#### Items
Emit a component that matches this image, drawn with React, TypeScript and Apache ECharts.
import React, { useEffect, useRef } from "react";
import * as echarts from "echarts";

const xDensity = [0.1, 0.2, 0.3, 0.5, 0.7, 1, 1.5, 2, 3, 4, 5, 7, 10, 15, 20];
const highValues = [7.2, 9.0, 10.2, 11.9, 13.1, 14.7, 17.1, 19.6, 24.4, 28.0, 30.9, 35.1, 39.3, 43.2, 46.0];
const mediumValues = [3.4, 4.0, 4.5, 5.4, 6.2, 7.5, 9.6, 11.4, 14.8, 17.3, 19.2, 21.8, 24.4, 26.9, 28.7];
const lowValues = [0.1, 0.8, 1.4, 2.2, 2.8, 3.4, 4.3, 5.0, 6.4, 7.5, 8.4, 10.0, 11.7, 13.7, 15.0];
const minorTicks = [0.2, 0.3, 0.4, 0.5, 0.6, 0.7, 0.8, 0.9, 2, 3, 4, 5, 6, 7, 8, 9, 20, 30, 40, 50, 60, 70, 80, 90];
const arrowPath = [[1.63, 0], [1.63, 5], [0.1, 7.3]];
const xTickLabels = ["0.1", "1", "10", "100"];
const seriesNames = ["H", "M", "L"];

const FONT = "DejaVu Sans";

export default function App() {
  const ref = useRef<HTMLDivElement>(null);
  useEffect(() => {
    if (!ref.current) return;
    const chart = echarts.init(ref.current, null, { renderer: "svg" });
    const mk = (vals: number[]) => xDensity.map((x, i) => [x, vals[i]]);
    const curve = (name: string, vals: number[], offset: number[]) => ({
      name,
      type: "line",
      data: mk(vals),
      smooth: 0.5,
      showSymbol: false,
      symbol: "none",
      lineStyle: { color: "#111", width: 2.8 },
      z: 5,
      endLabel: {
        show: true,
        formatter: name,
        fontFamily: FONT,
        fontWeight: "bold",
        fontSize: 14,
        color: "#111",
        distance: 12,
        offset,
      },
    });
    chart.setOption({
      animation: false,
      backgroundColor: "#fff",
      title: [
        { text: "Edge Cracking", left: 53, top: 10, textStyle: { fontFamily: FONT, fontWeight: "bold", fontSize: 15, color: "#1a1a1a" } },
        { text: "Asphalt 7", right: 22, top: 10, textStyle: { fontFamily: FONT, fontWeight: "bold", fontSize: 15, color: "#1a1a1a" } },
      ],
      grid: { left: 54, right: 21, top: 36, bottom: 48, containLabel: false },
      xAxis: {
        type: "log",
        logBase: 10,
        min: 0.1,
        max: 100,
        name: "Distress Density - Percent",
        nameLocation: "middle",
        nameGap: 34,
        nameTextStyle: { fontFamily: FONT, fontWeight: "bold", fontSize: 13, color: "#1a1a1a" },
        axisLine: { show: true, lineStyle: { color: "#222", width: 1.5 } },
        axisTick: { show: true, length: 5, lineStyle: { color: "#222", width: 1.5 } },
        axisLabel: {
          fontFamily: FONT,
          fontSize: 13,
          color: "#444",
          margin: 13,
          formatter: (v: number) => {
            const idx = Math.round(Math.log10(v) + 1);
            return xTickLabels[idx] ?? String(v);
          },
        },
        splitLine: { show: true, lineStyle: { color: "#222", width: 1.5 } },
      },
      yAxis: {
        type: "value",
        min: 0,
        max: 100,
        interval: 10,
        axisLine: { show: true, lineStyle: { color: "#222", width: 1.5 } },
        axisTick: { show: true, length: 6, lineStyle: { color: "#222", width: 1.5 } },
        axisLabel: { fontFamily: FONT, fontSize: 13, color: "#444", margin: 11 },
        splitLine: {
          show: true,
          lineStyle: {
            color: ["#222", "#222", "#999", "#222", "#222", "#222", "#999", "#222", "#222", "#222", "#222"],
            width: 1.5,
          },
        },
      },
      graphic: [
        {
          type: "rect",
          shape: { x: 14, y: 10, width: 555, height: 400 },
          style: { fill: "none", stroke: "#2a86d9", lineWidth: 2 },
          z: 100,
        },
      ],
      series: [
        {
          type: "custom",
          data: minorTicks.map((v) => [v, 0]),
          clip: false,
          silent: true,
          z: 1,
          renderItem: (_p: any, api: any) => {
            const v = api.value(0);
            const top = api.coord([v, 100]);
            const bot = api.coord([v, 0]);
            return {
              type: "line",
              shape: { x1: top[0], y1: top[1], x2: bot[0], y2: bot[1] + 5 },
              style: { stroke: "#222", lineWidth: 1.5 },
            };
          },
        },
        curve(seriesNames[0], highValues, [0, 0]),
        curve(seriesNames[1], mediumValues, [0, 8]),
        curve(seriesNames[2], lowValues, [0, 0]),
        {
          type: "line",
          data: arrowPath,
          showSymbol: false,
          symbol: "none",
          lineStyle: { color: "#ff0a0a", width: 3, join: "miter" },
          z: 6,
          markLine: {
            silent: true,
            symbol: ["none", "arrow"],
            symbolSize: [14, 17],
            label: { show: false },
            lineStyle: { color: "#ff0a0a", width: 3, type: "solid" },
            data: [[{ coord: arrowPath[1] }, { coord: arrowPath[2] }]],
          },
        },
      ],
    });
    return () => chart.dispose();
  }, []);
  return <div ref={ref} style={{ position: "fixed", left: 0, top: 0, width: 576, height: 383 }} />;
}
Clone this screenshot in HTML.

#### Given instruction
Return all lines containing "this".

#### Final result
Emit a component that matches this image, drawn with React, TypeScript and Apache ECharts.
Clone this screenshot in HTML.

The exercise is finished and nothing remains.